Trader’s Story – Fred Gibson

June 27, 2013

Wherever you turn at Leicester Market, you’re sure to meet somebody with a story to tell.

With 799 years of history behind it, the Market has not only become one of the city’s most famous landmarks, it has also enriched the lives of the people that have both traded and shopped at both the indoor and outdoor markets over many years.

Fishmonger Fred Gibson is a wonderful example of such a person. Fred has been trading at Leicester Market since the late 1950s, when the indoor market was located adjacent to its current location. In a special interview, Fred reminisced about his time at Leicester Market…

“I started in the old market in 1959,” recalls Fred.

“I took a couple of years out of it to work in a garage, but I still helped at weekends. After that, I had a mobile fish round for five years. Whilst I was doing that, I still bought my fish from the old stall and I still helped out. When I gave up the round, I went back to the stall and remained there until the current indoor market building was built. We moved in on November 5th, 1975.

“I used to work for a company called John Collins. They had a shop on Queens Road and a shop here at the Market. I started and did a week up there before coming down here to do a week. When they needed me to cover at one of the shops, I would often do that too.”

Whilst starting out in the trade, Fred reveals that he was fortunate enough to have a unique teacher, who taught him all aspects of fish mongering in thorough fashion.

“My gaffer, where I used to work, was a brilliant man,” says Fred.

“He said that he’d teach me the trade. There were four of us and there Kipperswas a bit of a school here for it, but it wasn’t recognised. I went to sessions run by the White Fish Society, which were more like evening classes, and I went to those for six months. Later, I was put on a cookery course, and this was when I was 17 or 18.

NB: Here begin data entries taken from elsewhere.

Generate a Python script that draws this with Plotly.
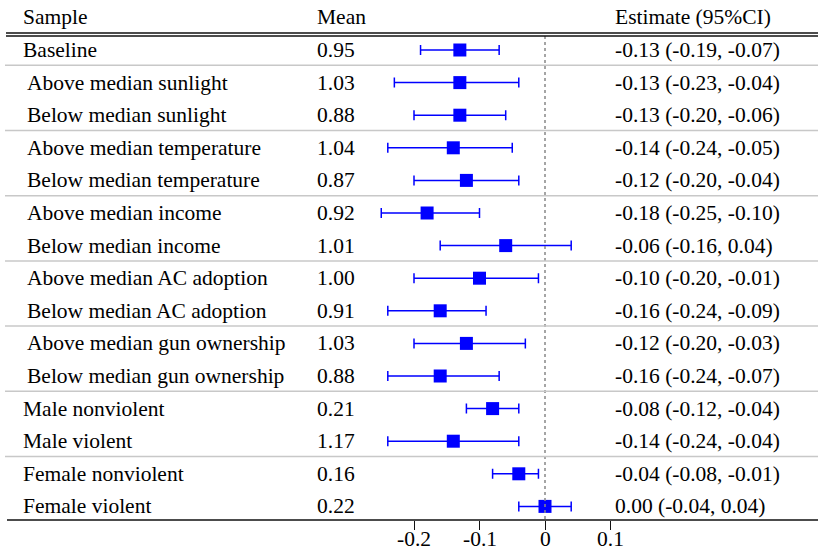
import plotly.graph_objects as go

labels = ["Baseline",
          "Above median sunlight", "Below median sunlight",
          "Above median temperature", "Below median temperature",
          "Above median income", "Below median income",
          "Above median AC adoption", "Below median AC adoption",
          "Above median gun ownership", "Below median gun ownership",
          "Male nonviolent", "Male violent",
          "Female nonviolent", "Female violent"]
means = ["0.95", "1.03", "0.88", "1.04", "0.87", "0.92", "1.01", "1.00",
         "0.91", "1.03", "0.88", "0.21", "1.17", "0.16", "0.22"]
est = [-0.13, -0.13, -0.13, -0.14, -0.12, -0.18, -0.06, -0.10, -0.16,
       -0.12, -0.16, -0.08, -0.14, -0.04, 0.00]
lo = [-0.19, -0.23, -0.20, -0.24, -0.20, -0.25, -0.16, -0.20, -0.24,
      -0.20, -0.24, -0.12, -0.24, -0.08, -0.04]
hi = [-0.07, -0.04, -0.06, -0.05, -0.04, -0.10, 0.04, -0.01, -0.09,
      -0.03, -0.07, -0.04, -0.04, -0.01, 0.04]
group_ends = [0, 2, 4, 6, 8, 10, 12]   # rows after which a separator is drawn
headers = ["Sample", "Mean", "Estimate (95%CI)"]
tickvals = [-0.2, -0.1, 0, 0.1]
ticktext = ["-0.2", "-0.1", "0", "0.1"]

W, H = 818, 552
FONT = "Liberation Serif, Times New Roman, Times, DejaVu Serif, serif"
FS = 21.5
n = len(labels)
rows = list(range(n))
PLOT_H = 520

def fmt(v):
    s = f"{v:.2f}"
    return "0.00" if s == "-0.00" else s

est_text = [f"{fmt(e)} ({fmt(l)}, {fmt(h)})" for e, l, h in zip(est, lo, hi)]

fig = go.Figure()
fig.add_trace(go.Scatter(
    x=est, y=rows, mode="markers",
    marker=dict(symbol="square", size=13, color="#0000ff"),
    error_x=dict(type="data", symmetric=False,
                 array=[h - e for h, e in zip(hi, est)],
                 arrayminus=[e - l for e, l in zip(est, lo)],
                 color="#0000ff", thickness=1.5, width=5),
    showlegend=False, hoverinfo="skip"))

txtfont = dict(family=FONT, size=FS, color="black")
annotations = []
col_px = [21, 315, 613]
for cx, htxt in zip(col_px, headers):
    annotations.append(dict(x=cx / W, y=-1, xref="paper", yref="y", text=htxt,
                            showarrow=False, xanchor="left", yanchor="middle",
                            font=txtfont))
for i in rows:
    indent = 4 if labels[i].startswith(("Above", "Below")) else 0
    for cx, txt in zip([col_px[0] + indent, col_px[1], col_px[2]],
                       [labels[i], means[i], est_text[i]]):
        annotations.append(dict(x=cx / W, y=i, xref="paper", yref="y", text=txt,
                                showarrow=False, xanchor="left", yanchor="middle",
                                font=txtfont))
# x tick labels (drawn as annotations so they sit close to the ticks)
for tv, tt in zip(tickvals, ticktext):
    annotations.append(dict(x=tv, y=-(H - PLOT_H) / PLOT_H, xref="x", yref="paper",
                            text=tt, showarrow=False, xanchor="center",
                            yanchor="bottom", borderpad=0, font=txtfont))

shapes = []
# dotted zero line
shapes.append(dict(type="line", xref="x", yref="y", x0=0, x1=0, y0=-0.43, y1=n - 0.58,
                   line=dict(color="#888888", width=1.5, dash="dot")))
# header double line
for yy in (-0.52, -0.43):
    shapes.append(dict(type="line", xref="paper", yref="y", x0=6 / W, x1=1,
                       y0=yy, y1=yy, line=dict(color="#111111", width=1.4)))
# group separators
for g in group_ends:
    shapes.append(dict(type="line", xref="paper", yref="y", x0=5 / W, x1=1,
                       y0=g + 0.47, y1=g + 0.47, line=dict(color="#c8c8c8", width=1.5)))
# bottom axis line
shapes.append(dict(type="line", xref="paper", yref="paper", x0=7 / W, x1=1,
                   y0=0, y1=0, line=dict(color="#111111", width=1.3)))

zero_px = 545
px_per_unit = 655
fig.update_layout(
    width=W, height=H,
    margin=dict(l=0, r=0, t=0, b=H - PLOT_H, autoexpand=False),
    plot_bgcolor="white", paper_bgcolor="white",
    font=txtfont,
    xaxis=dict(range=[-zero_px / px_per_unit, (W - zero_px) / px_per_unit],
               tickvals=tickvals, ticks="outside", showticklabels=False,
               ticklen=9, tickwidth=1.3, tickcolor="#111111",
               showgrid=False, zeroline=False, showline=False, automargin=False,
               fixedrange=True),
    yaxis=dict(range=[(PLOT_H - 50) / 32.6, -50 / 32.6], visible=False,
               showgrid=False, zeroline=False, fixedrange=True, automargin=False),
    annotations=annotations, shapes=shapes,
)
fig.write_html("out.html")
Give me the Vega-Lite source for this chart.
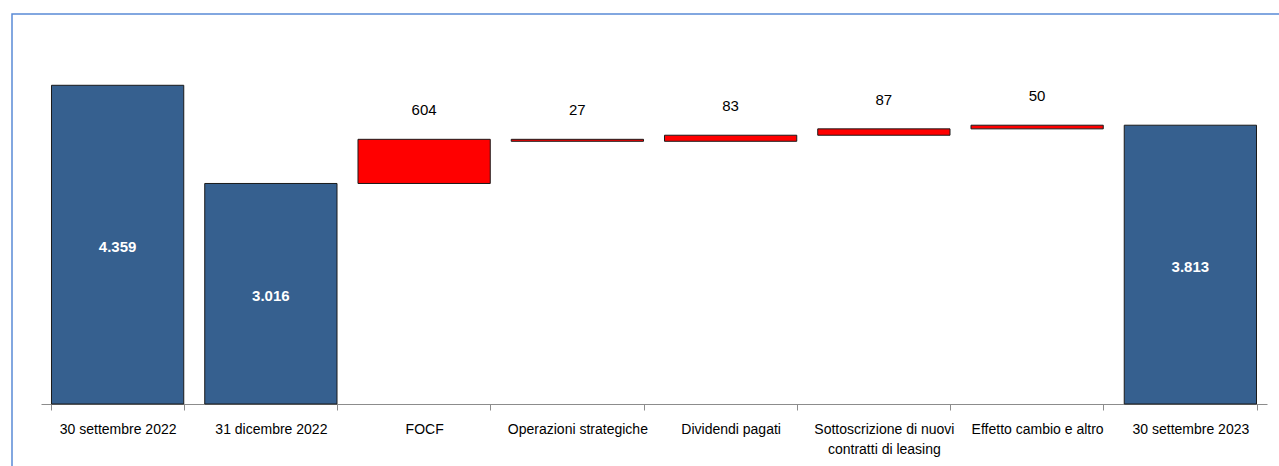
{
  "$schema": "https://vega.github.io/schema/vega-lite/v6.json",
  "width": 1300,
  "height": 480,
  "padding": {"left": 12, "top": 14, "right": 0, "bottom": 0},
  "autosize": {"type": "none"},
  "background": "white",
  "config": {
    "view": {"stroke": "#5a8ad6", "strokeWidth": 1.5},
    "font": "Liberation Sans, sans-serif"
  },
  "data": {
    "values": [
      {"cat": "30 settembre 2022", "start": 0, "end": 4359, "type": "total", "label": "4.359"},
      {"cat": "31 dicembre 2022", "start": 0, "end": 3016, "type": "total", "label": "3.016"},
      {"cat": "FOCF", "start": 3016, "end": 3620, "type": "delta", "label": "604"},
      {"cat": "Operazioni strategiche", "start": 3620, "end": 3593, "type": "delta", "label": "27"},
      {"cat": "Dividendi pagati", "start": 3593, "end": 3676, "type": "delta", "label": "83"},
      {"cat": "Sottoscrizione di nuovi contratti di leasing", "start": 3676, "end": 3763, "type": "delta", "label": "87"},
      {"cat": "Effetto cambio e altro", "start": 3763, "end": 3813, "type": "delta", "label": "50"},
      {"cat": "30 settembre 2023", "start": 0, "end": 3813, "type": "total", "label": "3.813"}
    ]
  },
  "transform": [
    {"calculate": "(datum.start + datum.end) / 2", "as": "mid"},
    {"calculate": "max(datum.start, datum.end)", "as": "top"}
  ],
  "encoding": {
    "x": {
      "field": "cat",
      "type": "nominal",
      "sort": null,
      "scale": {"range": [29, 1255], "paddingInner": 0.137, "paddingOuter": 0.0685},
      "axis": {
        "title": null,
        "orient": "bottom",
        "offset": -90,
        "labelAngle": 0,
        "tickBand": "extent",
        "tickSize": 6,
        "tickColor": "#8c8c8c",
        "domainColor": "#8c8c8c",
        "labelColor": "#000000",
        "labelFontSize": 14,
        "labelPadding": 12,
        "labelLimit": 0,
        "labelOverlap": false,
        "labelLineHeight": 20,
        "labelExpr": "datum.label == 'Sottoscrizione di nuovi contratti di leasing' ? ['Sottoscrizione di nuovi', 'contratti di leasing'] : datum.label"
      }
    }
  },
  "layer": [
    {
      "mark": {"type": "bar", "stroke": "#1a1a1a", "strokeWidth": 1},
      "encoding": {
        "y": {"field": "start", "type": "quantitative", "scale": {"domain": [0, 5334], "range": [390, 0], "nice": false}, "axis": null},
        "y2": {"field": "end"},
        "color": {"field": "type", "type": "nominal", "scale": {"domain": ["total", "delta"], "range": ["#36608f", "#ff0000"]}, "legend": null}
      }
    },
    {
      "transform": [{"filter": "datum.type == 'total'"}],
      "mark": {"type": "text", "color": "white", "fontWeight": "bold", "fontSize": 15, "baseline": "middle", "dy": 2},
      "encoding": {
        "y": {"field": "mid", "type": "quantitative"},
        "text": {"field": "label"}
      }
    },
    {
      "transform": [{"filter": "datum.type == 'delta'"}],
      "mark": {"type": "text", "color": "black", "fontSize": 15, "baseline": "middle", "dy": -29},
      "encoding": {
        "y": {"field": "top", "type": "quantitative"},
        "text": {"field": "label"}
      }
    }
  ]
}
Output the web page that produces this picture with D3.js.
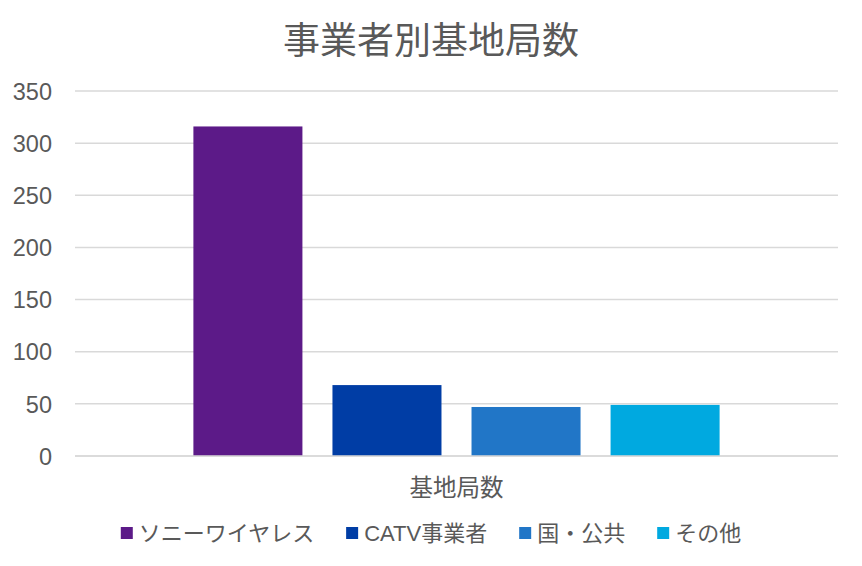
<!DOCTYPE html>
<html>
<head>
<meta charset="utf-8">
<script src="https://cdn.jsdelivr.net/npm/d3@7"></script>
<style>
  body { margin: 0; background: #fff; }
  text { font-family: "Liberation Sans", "Noto Sans CJK JP", sans-serif; fill: #595959; }
</style>
</head>
<body>
<svg></svg>
<script>
const width = 862;
const height = 566;

// データ
const categories = ["基地局数"];
const seriesNames = ["ソニーワイヤレス", "CATV事業者", "国・公共", "その他"];
const seriesValues = [316, 68, 47, 49];
const seriesColors = ["#5C1A88", "#003DA5", "#2176C7", "#00A9E0"];
const yTicks = [0, 50, 100, 150, 200, 250, 300, 350];
const title = "事業者別基地局数";

const plot = {left: 75, right: 838, top: 91, bottom: 456};

let svg = d3.select("svg")
    .attr("width", width)
    .attr("height", height);

let scaleY = d3.scaleLinear()
    .domain([0, 350])
    .range([plot.bottom, plot.top]);

let scaleX0 = d3.scaleBand()
    .domain(categories)
    .range([plot.left, plot.right])
    .paddingInner(0)
    .paddingOuter(0.225);

let scaleX1 = d3.scaleBand()
    .domain(seriesNames)
    .range([0, scaleX0.bandwidth()])
    .paddingInner(0.216)
    .paddingOuter(0);

// グリッド線
svg.append("g")
    .selectAll("line")
    .data(yTicks)
    .enter()
    .append("line")
    .attr("x1", plot.left)
    .attr("x2", plot.right)
    .attr("y1", d => scaleY(d))
    .attr("y2", d => scaleY(d))
    .style("stroke", "#D9D9D9")
    .style("stroke-width", 1.5);

// Y軸
let axisY = d3.axisLeft(scaleY).tickValues(yTicks).tickSize(0).tickPadding(0);
let gY = svg.append("g")
    .attr("transform", `translate(${plot.left - 23}, 0)`)
    .call(axisY);
gY.select(".domain").remove();
gY.selectAll("text")
    .style("font-size", "23.5px")
    .style("font-family", "Liberation Sans, sans-serif")
    .attr("fill", "#595959")
    .attr("dy", "0.35em");

// 棒
const bars = seriesNames.map((name, i) => ({name: name, value: seriesValues[i], color: seriesColors[i], cat: categories[0]}));
svg.append("g")
    .selectAll("rect")
    .data(bars)
    .enter()
    .append("rect")
    .attr("x", d => scaleX0(d.cat) + scaleX1(d.name))
    .attr("width", scaleX1.bandwidth())
    .attr("y", d => scaleY(d.value))
    .attr("height", d => scaleY(0) - scaleY(d.value))
    .style("fill", d => d.color);

// X軸の線
svg.append("line")
    .attr("x1", plot.left)
    .attr("x2", plot.right)
    .attr("y1", scaleY(0))
    .attr("y2", scaleY(0))
    .style("stroke", "#D9D9D9")
    .style("stroke-width", 1.5);

// カテゴリラベル
let axisX = d3.axisBottom(scaleX0).tickSize(0).tickPadding(0);
let gX = svg.append("g")
    .attr("transform", `translate(0, ${scaleY(0) + 19})`)
    .call(axisX);
gX.select(".domain").remove();
gX.selectAll("text")
    .style("font-size", "23.5px")
    .style("font-family", "Noto Sans CJK JP, sans-serif")
    .attr("fill", "#595959")
    .attr("dy", "0.9em");

// タイトル
svg.append("text")
    .attr("x", width / 2)
    .attr("y", 54)
    .attr("text-anchor", "middle")
    .style("font-size", "37px")
    .style("font-family", "Noto Sans CJK JP, sans-serif")
    .text(title);

// 凡例
let legend = svg.append("g");
let items = legend.selectAll("g")
    .data(bars)
    .enter()
    .append("g");
items.append("rect")
    .attr("width", 12)
    .attr("height", 12)
    .attr("y", -6)
    .style("fill", d => d.color);
items.append("text")
    .attr("x", 18)
    .attr("y", 0)
    .attr("dy", "0.36em")
    .style("font-size", "22px")
    .style("font-family", "Liberation Sans, Noto Sans CJK JP, sans-serif")
    .text(d => d.name);

let offsets = [];
let total = 0;
items.each(function(d) {
    let w = d3.select(this).select("text").node().getComputedTextLength() + 18;
    offsets.push(total);
    total += w + 32;
});
total -= 32;
let startX = (width - total) / 2;
items.attr("transform", (d, i) => `translate(${startX + offsets[i]}, 533)`);
</script>
</body>
</html>
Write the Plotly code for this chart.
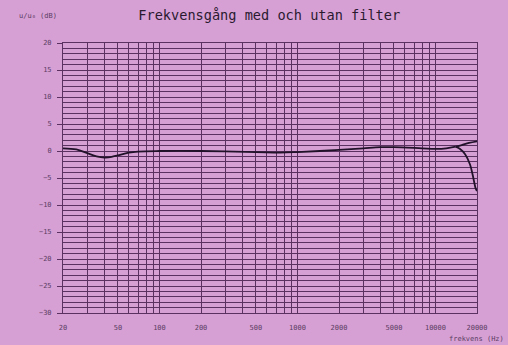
import plotly.graph_objects as go

# Shared part of the response (both curves overlap)
freq_common = [20, 25, 30, 35, 40, 45, 50, 60, 70, 100, 200, 500, 750, 1000, 2000, 3000, 4000, 5000, 8000, 10000, 12000, 14000]
db_common = [0.5, 0.3, -0.4, -1.0, -1.2, -1.1, -0.8, -0.3, -0.1, 0.0, 0.0, -0.2, -0.3, -0.2, 0.2, 0.5, 0.7, 0.7, 0.5, 0.4, 0.5, 0.8]

# Branch: curve rising at top end
freq_up = [14000, 15500, 17500, 20000]
db_up = [0.8, 1.1, 1.5, 1.8]

# Branch: curve falling at top end
freq_down = [14000, 15000, 16400, 17800, 18600, 19600, 20000]
db_down = [0.8, 0.4, -0.6, -2.5, -4.4, -7.0, -7.4]

grid_freqs = [m * 10 ** e for e in range(1, 5) for m in range(1, 10) if 20 <= m * 10 ** e <= 20000]
label_freqs = [20, 50, 100, 200, 500, 1000, 2000, 5000, 10000, 20000]
x_ticktext = [str(f) if f in label_freqs else "" for f in grid_freqs]

y_ticks = list(range(-30, 21, 5))

title_text = "Frekvensgång med och utan filter"
ylabel_text = "u/u\u2080 (dB)"
xlabel_text = "frekvens (Hz)"

bg = "#d7a0d5"
grid_col = "#5a3160"
line_col = "#21122a"
txt_col = "#5a3d62"

fig = go.Figure()
for fx, fy in [(freq_common, db_common), (freq_up, db_up), (freq_down, db_down)]:
    fig.add_trace(go.Scatter(x=fx, y=fy, mode="lines", line=dict(color=line_col, width=1.8, shape="spline"),
                             showlegend=False, hoverinfo="skip"))

fig.update_layout(
    width=508, height=345,
    margin=dict(l=63, r=31, t=43, b=32),
    paper_bgcolor=bg, plot_bgcolor=bg,
    font=dict(family="DejaVu Sans Mono", color=txt_col, size=7),
    showlegend=False,
    title=dict(text=title_text, x=0.53, xanchor="center", y=0.955, yanchor="middle",
               font=dict(family="DejaVu Sans Mono", size=13.6, color="#2a1a30")),
)
fig.update_xaxes(
    type="log", range=[1.30103, 4.30103],
    tickvals=grid_freqs, ticktext=x_ticktext, ticks="",
    showgrid=True, gridcolor=grid_col, gridwidth=1,
    showline=True, linecolor=grid_col, mirror=True, zeroline=False,
    tickfont=dict(size=7, color=txt_col), ticklabelstandoff=8,
)
fig.update_yaxes(
    range=[-30, 20], tickvals=y_ticks, ticks="outside", ticklen=5, tickcolor=grid_col,
    showgrid=True, gridcolor=grid_col, gridwidth=1,
    minor=dict(dtick=1, showgrid=True, gridcolor=grid_col, gridwidth=0.8),
    showline=True, linecolor=grid_col, mirror=True, zeroline=False,
    tickfont=dict(size=7, color=txt_col), ticklabelstandoff=4,
)
fig.add_annotation(text=ylabel_text, xref="paper", yref="paper", x=-0.11, y=1.1, showarrow=False,
                   xanchor="left", yanchor="middle", font=dict(size=7, color=txt_col))
fig.add_annotation(text=xlabel_text, xref="paper", yref="paper", x=1.07, y=-0.097, showarrow=False,
                   xanchor="right", yanchor="middle", font=dict(size=7, color=txt_col))

fig.write_html("out.html", config={"displayModeBar": False},
               post_script="document.body.style.margin='0';document.body.style.overflow='hidden';"
                           "document.body.style.background='#d7a0d5';")
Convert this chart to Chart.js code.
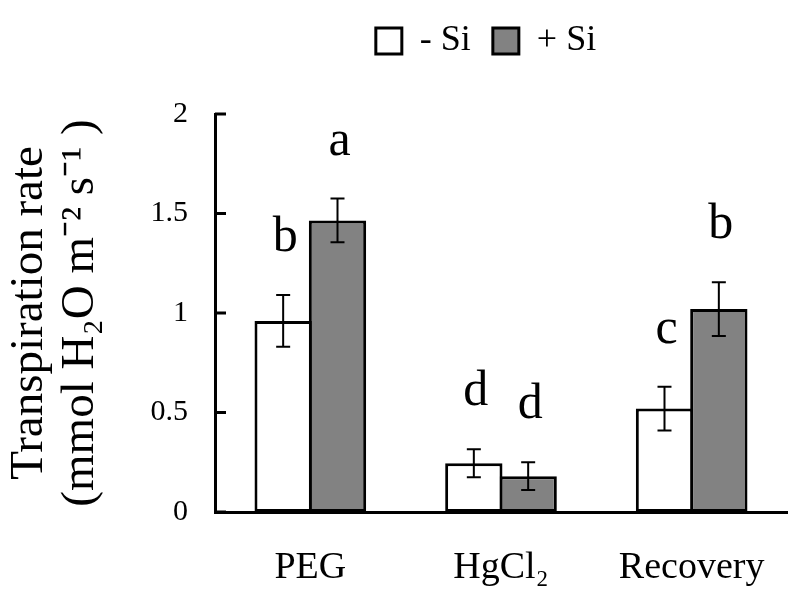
<!DOCTYPE html>
<html>
<head>
<meta charset="utf-8">
<script src="https://cdn.jsdelivr.net/npm/chart.js@4.4.1/dist/chart.umd.min.js"></script>
<style>
    html, body { margin: 0; padding: 0; background: #fff; }
    #wrap { width: 790px; height: 590px; }
</style>
</head>
<body>
<div id="wrap"><canvas id="chart"></canvas></div>
<script>
const categories = ['PEG', 'HgCl₂', 'Recovery'];
const minusSi = [0.96, 0.245, 0.52];
const plusSi = [1.465, 0.18, 1.02];
const minusSiErr = [0.13, 0.07, 0.11];
const plusSiErr = [0.11, 0.07, 0.135];
const minusSiLetters = ['b', 'd', 'c'];
const plusSiLetters = ['a', 'd', 'b'];
const yTicks = [0, 0.5, 1, 1.5, 2];

const serif = '"Liberation Serif", "Times New Roman", serif';

// make room under the legend, and nudge it a bit to the left
const legendSpace = {
    id: 'legendSpace',
    beforeInit(chart) {
        const origFit = chart.legend.fit;
        chart.legend.fit = function () {
            origFit.call(this);
            this.height += 45;
        };
    },
    afterLayout(chart) {
        chart.legend.left -= 15;
        chart.legend.right -= 15;
    }
};

// error bars + significance letters
const errorBars = {
    id: 'errorBars',
    afterDatasetsDraw(chart) {
        const ctx = chart.ctx;
        const y = chart.scales.y;
        chart.data.datasets.forEach((ds, i) => {
            const meta = chart.getDatasetMeta(i);
            meta.data.forEach((bar, j) => {
                const v = ds.data[j];
                const e = ds.errors[j];
                const top = y.getPixelForValue(v + e);
                const bot = y.getPixelForValue(v - e);
                ctx.save();
                ctx.strokeStyle = '#000';
                ctx.lineWidth = 2;
                ctx.beginPath();
                ctx.moveTo(bar.x, top); ctx.lineTo(bar.x, bot);
                ctx.moveTo(bar.x - 7, top); ctx.lineTo(bar.x + 7, top);
                ctx.moveTo(bar.x - 7, bot); ctx.lineTo(bar.x + 7, bot);
                ctx.stroke();
                ctx.font = '50px ' + serif;
                ctx.textAlign = 'center';
                ctx.textBaseline = 'alphabetic';
                ctx.fillStyle = '#000';
                ctx.fillText(ds.letters[j], bar.x + 2, top - 44);
                ctx.restore();
            });
        });
    }
};

// tick marks pointing into the plot
const inwardTicks = {
    id: 'inwardTicks',
    afterDraw(chart) {
        const ctx = chart.ctx;
        const y = chart.scales.y;
        const x0 = chart.chartArea.left;
        ctx.save();
        ctx.strokeStyle = '#000';
        ctx.lineWidth = 3;
        ctx.beginPath();
        y.ticks.forEach(t => {
            const py = y.getPixelForValue(t.value);
            ctx.moveTo(x0, py);
            ctx.lineTo(x0 + 11, py);
        });
        ctx.stroke();
        ctx.restore();
    }
};

const ctx = document.getElementById('chart').getContext('2d');
const chart = new Chart(ctx, {
    type: 'bar',
    data: {
        labels: categories,
        datasets: [{
            label: '- Si',
            data: minusSi,
            errors: minusSiErr,
            letters: minusSiLetters,
            backgroundColor: '#ffffff',
            borderColor: '#000000',
            borderWidth: 3,
            borderSkipped: false
        }, {
            label: '+ Si',
            data: plusSi,
            errors: plusSiErr,
            letters: plusSiLetters,
            backgroundColor: '#828282',
            borderColor: '#000000',
            borderWidth: 3,
            borderSkipped: false
        }]
    },
    options: {
        responsive: true,
        maintainAspectRatio: false,
        animation: false,
        categoryPercentage: 0.57,
        barPercentage: 1.055,
        layout: {
            padding: { top: 1, right: 3, bottom: 0, left: 2 }
        },
        plugins: {
            tooltip: { enabled: false },
            legend: {
                position: 'top',
                fullSize: false,
                labels: {
                    color: '#000',
                    boxWidth: 26,
                    boxHeight: 26,
                    padding: 22,
                    font: { family: serif, size: 36 }
                }
            }
        },
        scales: {
            x: {
                afterFit(scale) {
                    scale.height = 78;
                    scale.paddingLeft = 0;
                    scale.paddingRight = 0;
                },
                grid: { display: false, drawTicks: false },
                border: { display: true, color: '#000', width: 3 },
                ticks: {
                    color: '#000',
                    padding: 37,
                    font: { family: serif, size: 38, lineHeight: 1 }
                }
            },
            y: {
                min: 0,
                max: 2,
                afterBuildTicks: s => { s.ticks = yTicks.map(v => ({ value: v })); },
                afterFit(scale) { scale.width = 213; },
                grid: { display: false, drawTicks: false },
                border: { display: true, color: '#000', width: 3 },
                ticks: {
                    color: '#000',
                    padding: 27,
                    callback: v => String(v),
                    font: { family: serif, size: 30 }
                },
                title: {
                    display: true,
                    text: ['Transpiration rate', '(mmol H₂O m⁻² s⁻¹ )'],
                    color: '#000',
                    padding: { top: 3, bottom: 20 },
                    font: { family: serif, size: 47, lineHeight: 1.07 }
                }
            }
        }
    },
    plugins: [legendSpace, errorBars, inwardTicks]
});
</script>
</body>
</html>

“However, after that, he took us out on the boat. The way we were shown to do it was through the life of a fish. We went out fishing and it was terrifying. The sea was calm and I was asked to pull the net and suddenly the ship tilted. You fight to stand up straight. You have to relax and just lean over, but it was terrifying. Then you would pick a fish and label it and then gut it.

“It was a whale of a time and, when you got to the docks, you more-or-less pretended to be the auctioneer. One would sell, whilst the other three bought and bartered. Then you would fillet it and cost it; you became the wholesaler. After that, you’d become the customer, go home and cook what you bought – so there was an emphasis on taking you through every aspect of selling fish – from the water to the kitchen.”

As for the technical elements of the trade, including gutting, filleting and cutting, Fred also reveals the tough measures that were taken to ensure that he completed a job as precise as possible.

“My boss was the best way of learning new things,” he says.

“When I started, I was taught to clean for three months. I never touched a knife, I just learned to clean. He did it properly. Then, you progress from that. In those days, you were cocky. I look back on it and I’m both proud and ashamed of it! One day, my boss saved all of the fish bones from my filleting. He scraped all the fish off and weighed, and after that, he took the value of that wasted fish out of my money! The next Monday, I was the best filleter that this country has ever seen! I learned from there that when you do a job properly, you do it quicker! In those days, plaice was very expensive!


“My boss was magnificent – and to this day, he’s the only person I know that could bone a rabbit. In fact, I don’t think I’ve even seen anybody attempt it! Ernie Peasley his name was.”

As time has progressed, a lot of things have changed. In 1975, Fred moved his stall to the current indoor market and has since passed the stall down to his son, Stuart, whilst his wife Sandra and his grandson also help on the stall.

“When we first came over to the current indoor market building, there were 11 fishmongers,” Fred recalls.


“You look at the place now and most of the units are boarded up, but there were 11 individual fish stalls, five butchers, four cheese stalls, a baconstall, a poultry stall and a tripe stall. We had all of that in the heyday.

“I’m proud that we have a family business,” continues Fred.

“My son, Stuart, has been around the trade since he was four-years-old. He used to come into the old market and people would teach him lots of different things, including dealing with lobsters and everything else. As time has passed, he has now become a big part of it and, now, my grandson comes in and helps us out. In addition, my daughter helps out and my wife, Sandra, has been here with me ever since we moved into this building; she’d be looking after the children, but she’d also help out on the stall.”

Despite Fred now being a senior citizen, and his sight very much diminished, he still works on the stall on a daily basis and, remarkably, reveals that still has all the skills he possessed before.

“I can still fillet and gut a fish,” insists Fred.

“Nowadays, I couldn’t bone a chicken, so I leave that to Stuart, but other things when it comes to fish, I can still do. You’ve heard the phrase ‘I can do this with my eyes shut’, well I have to. There are certain jobs that I can’t do, because of speed. I’m okay working in the back, provided I’m able to go at my own pace.”

Fred’s story is truly incredible and just one of many examples where trading at Leicester Market is more than a job. It’s a family affair; one that has linked him with many of the city’s residents over a huge number of years.

It’s a prime example as to what makes Leicester Market both special and unique.